§ **Directive**
With the images removed, repeat the data below exactly.

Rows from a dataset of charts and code
** START **

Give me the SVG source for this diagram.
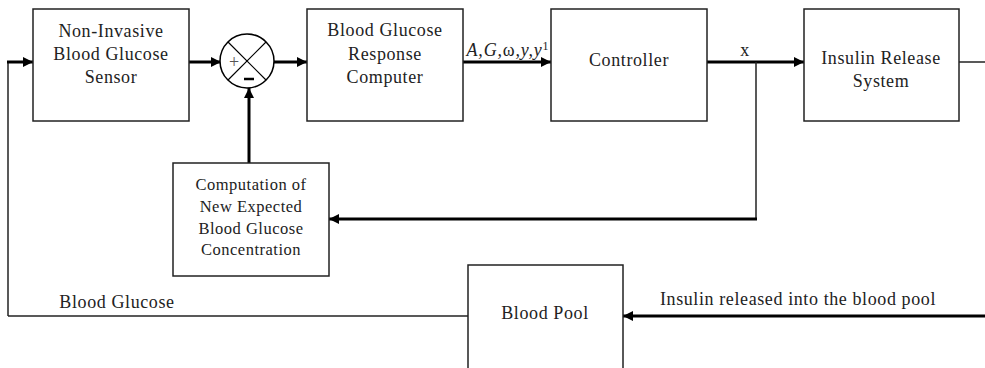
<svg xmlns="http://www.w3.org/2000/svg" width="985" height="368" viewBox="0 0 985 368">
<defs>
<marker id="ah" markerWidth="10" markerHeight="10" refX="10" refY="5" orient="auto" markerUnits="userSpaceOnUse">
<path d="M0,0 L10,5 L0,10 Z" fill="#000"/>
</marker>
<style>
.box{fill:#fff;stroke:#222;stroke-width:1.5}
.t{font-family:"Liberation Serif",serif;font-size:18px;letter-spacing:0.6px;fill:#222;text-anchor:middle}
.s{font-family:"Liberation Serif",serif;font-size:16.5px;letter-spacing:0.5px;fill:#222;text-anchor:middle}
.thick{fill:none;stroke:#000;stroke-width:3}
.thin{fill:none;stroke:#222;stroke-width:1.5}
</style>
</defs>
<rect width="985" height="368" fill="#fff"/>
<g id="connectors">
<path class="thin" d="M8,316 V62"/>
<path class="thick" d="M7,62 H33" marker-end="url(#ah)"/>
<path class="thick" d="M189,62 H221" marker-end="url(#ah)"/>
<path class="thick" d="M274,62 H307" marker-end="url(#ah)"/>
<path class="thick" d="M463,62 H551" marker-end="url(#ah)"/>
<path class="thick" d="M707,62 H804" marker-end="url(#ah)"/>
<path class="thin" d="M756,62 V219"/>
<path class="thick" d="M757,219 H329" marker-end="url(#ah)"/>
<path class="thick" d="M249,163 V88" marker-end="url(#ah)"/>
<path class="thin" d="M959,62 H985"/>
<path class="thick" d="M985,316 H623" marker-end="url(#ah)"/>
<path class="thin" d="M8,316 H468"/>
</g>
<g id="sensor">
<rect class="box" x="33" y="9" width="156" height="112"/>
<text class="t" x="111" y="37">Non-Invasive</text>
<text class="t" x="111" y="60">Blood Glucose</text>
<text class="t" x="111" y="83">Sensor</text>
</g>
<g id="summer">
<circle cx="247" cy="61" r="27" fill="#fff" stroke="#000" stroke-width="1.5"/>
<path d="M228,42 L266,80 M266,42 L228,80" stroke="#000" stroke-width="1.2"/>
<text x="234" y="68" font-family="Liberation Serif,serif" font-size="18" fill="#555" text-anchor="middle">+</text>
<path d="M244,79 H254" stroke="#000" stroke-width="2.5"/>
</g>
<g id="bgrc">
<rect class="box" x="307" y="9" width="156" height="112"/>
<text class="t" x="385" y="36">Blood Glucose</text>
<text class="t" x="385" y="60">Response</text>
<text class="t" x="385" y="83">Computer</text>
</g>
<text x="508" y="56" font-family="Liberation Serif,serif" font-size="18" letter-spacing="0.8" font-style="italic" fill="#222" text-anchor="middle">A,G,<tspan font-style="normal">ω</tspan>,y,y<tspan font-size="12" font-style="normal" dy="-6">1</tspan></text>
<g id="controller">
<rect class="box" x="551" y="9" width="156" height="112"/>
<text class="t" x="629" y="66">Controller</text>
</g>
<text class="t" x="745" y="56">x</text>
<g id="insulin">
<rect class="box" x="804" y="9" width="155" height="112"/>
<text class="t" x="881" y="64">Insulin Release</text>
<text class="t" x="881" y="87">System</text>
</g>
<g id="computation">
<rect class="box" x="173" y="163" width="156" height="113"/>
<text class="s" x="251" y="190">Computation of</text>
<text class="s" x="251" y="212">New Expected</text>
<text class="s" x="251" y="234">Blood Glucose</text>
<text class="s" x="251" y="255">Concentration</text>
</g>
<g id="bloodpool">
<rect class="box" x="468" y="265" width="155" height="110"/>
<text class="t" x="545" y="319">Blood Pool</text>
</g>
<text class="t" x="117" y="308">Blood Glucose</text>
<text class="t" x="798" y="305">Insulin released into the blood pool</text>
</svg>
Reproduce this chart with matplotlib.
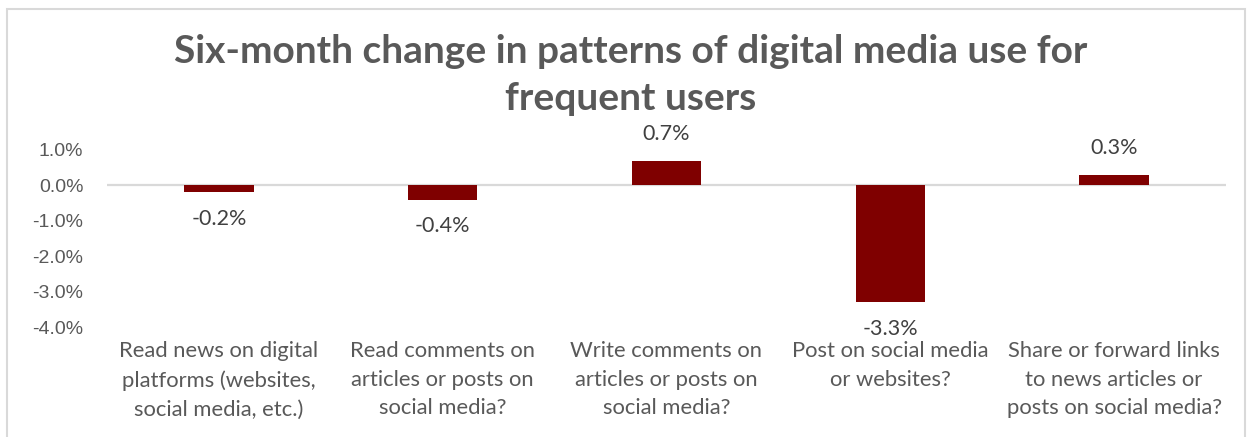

** END **

§ **Answer for this exercise**
Give me the SVG source for this diagram.
<svg xmlns="http://www.w3.org/2000/svg" width="985" height="368" viewBox="0 0 985 368">
<defs>
<marker id="ah" markerWidth="10" markerHeight="10" refX="10" refY="5" orient="auto" markerUnits="userSpaceOnUse">
<path d="M0,0 L10,5 L0,10 Z" fill="#000"/>
</marker>
<style>
.box{fill:#fff;stroke:#222;stroke-width:1.5}
.t{font-family:"Liberation Serif",serif;font-size:18px;letter-spacing:0.6px;fill:#222;text-anchor:middle}
.s{font-family:"Liberation Serif",serif;font-size:16.5px;letter-spacing:0.5px;fill:#222;text-anchor:middle}
.thick{fill:none;stroke:#000;stroke-width:3}
.thin{fill:none;stroke:#222;stroke-width:1.5}
</style>
</defs>
<rect width="985" height="368" fill="#fff"/>
<g id="connectors">
<path class="thin" d="M8,316 V62"/>
<path class="thick" d="M7,62 H33" marker-end="url(#ah)"/>
<path class="thick" d="M189,62 H221" marker-end="url(#ah)"/>
<path class="thick" d="M274,62 H307" marker-end="url(#ah)"/>
<path class="thick" d="M463,62 H551" marker-end="url(#ah)"/>
<path class="thick" d="M707,62 H804" marker-end="url(#ah)"/>
<path class="thin" d="M756,62 V219"/>
<path class="thick" d="M757,219 H329" marker-end="url(#ah)"/>
<path class="thick" d="M249,163 V88" marker-end="url(#ah)"/>
<path class="thin" d="M959,62 H985"/>
<path class="thick" d="M985,316 H623" marker-end="url(#ah)"/>
<path class="thin" d="M8,316 H468"/>
</g>
<g id="sensor">
<rect class="box" x="33" y="9" width="156" height="112"/>
<text class="t" x="111" y="37">Non-Invasive</text>
<text class="t" x="111" y="60">Blood Glucose</text>
<text class="t" x="111" y="83">Sensor</text>
</g>
<g id="summer">
<circle cx="247" cy="61" r="27" fill="#fff" stroke="#000" stroke-width="1.5"/>
<path d="M228,42 L266,80 M266,42 L228,80" stroke="#000" stroke-width="1.2"/>
<text x="234" y="68" font-family="Liberation Serif,serif" font-size="18" fill="#555" text-anchor="middle">+</text>
<path d="M244,79 H254" stroke="#000" stroke-width="2.5"/>
</g>
<g id="bgrc">
<rect class="box" x="307" y="9" width="156" height="112"/>
<text class="t" x="385" y="36">Blood Glucose</text>
<text class="t" x="385" y="60">Response</text>
<text class="t" x="385" y="83">Computer</text>
</g>
<text x="508" y="56" font-family="Liberation Serif,serif" font-size="18" letter-spacing="0.8" font-style="italic" fill="#222" text-anchor="middle">A,G,<tspan font-style="normal">ω</tspan>,y,y<tspan font-size="12" font-style="normal" dy="-6">1</tspan></text>
<g id="controller">
<rect class="box" x="551" y="9" width="156" height="112"/>
<text class="t" x="629" y="66">Controller</text>
</g>
<text class="t" x="745" y="56">x</text>
<g id="insulin">
<rect class="box" x="804" y="9" width="155" height="112"/>
<text class="t" x="881" y="64">Insulin Release</text>
<text class="t" x="881" y="87">System</text>
</g>
<g id="computation">
<rect class="box" x="173" y="163" width="156" height="113"/>
<text class="s" x="251" y="190">Computation of</text>
<text class="s" x="251" y="212">New Expected</text>
<text class="s" x="251" y="234">Blood Glucose</text>
<text class="s" x="251" y="255">Concentration</text>
</g>
<g id="bloodpool">
<rect class="box" x="468" y="265" width="155" height="110"/>
<text class="t" x="545" y="319">Blood Pool</text>
</g>
<text class="t" x="117" y="308">Blood Glucose</text>
<text class="t" x="798" y="305">Insulin released into the blood pool</text>
</svg>
Reproduce this chart with matplotlib.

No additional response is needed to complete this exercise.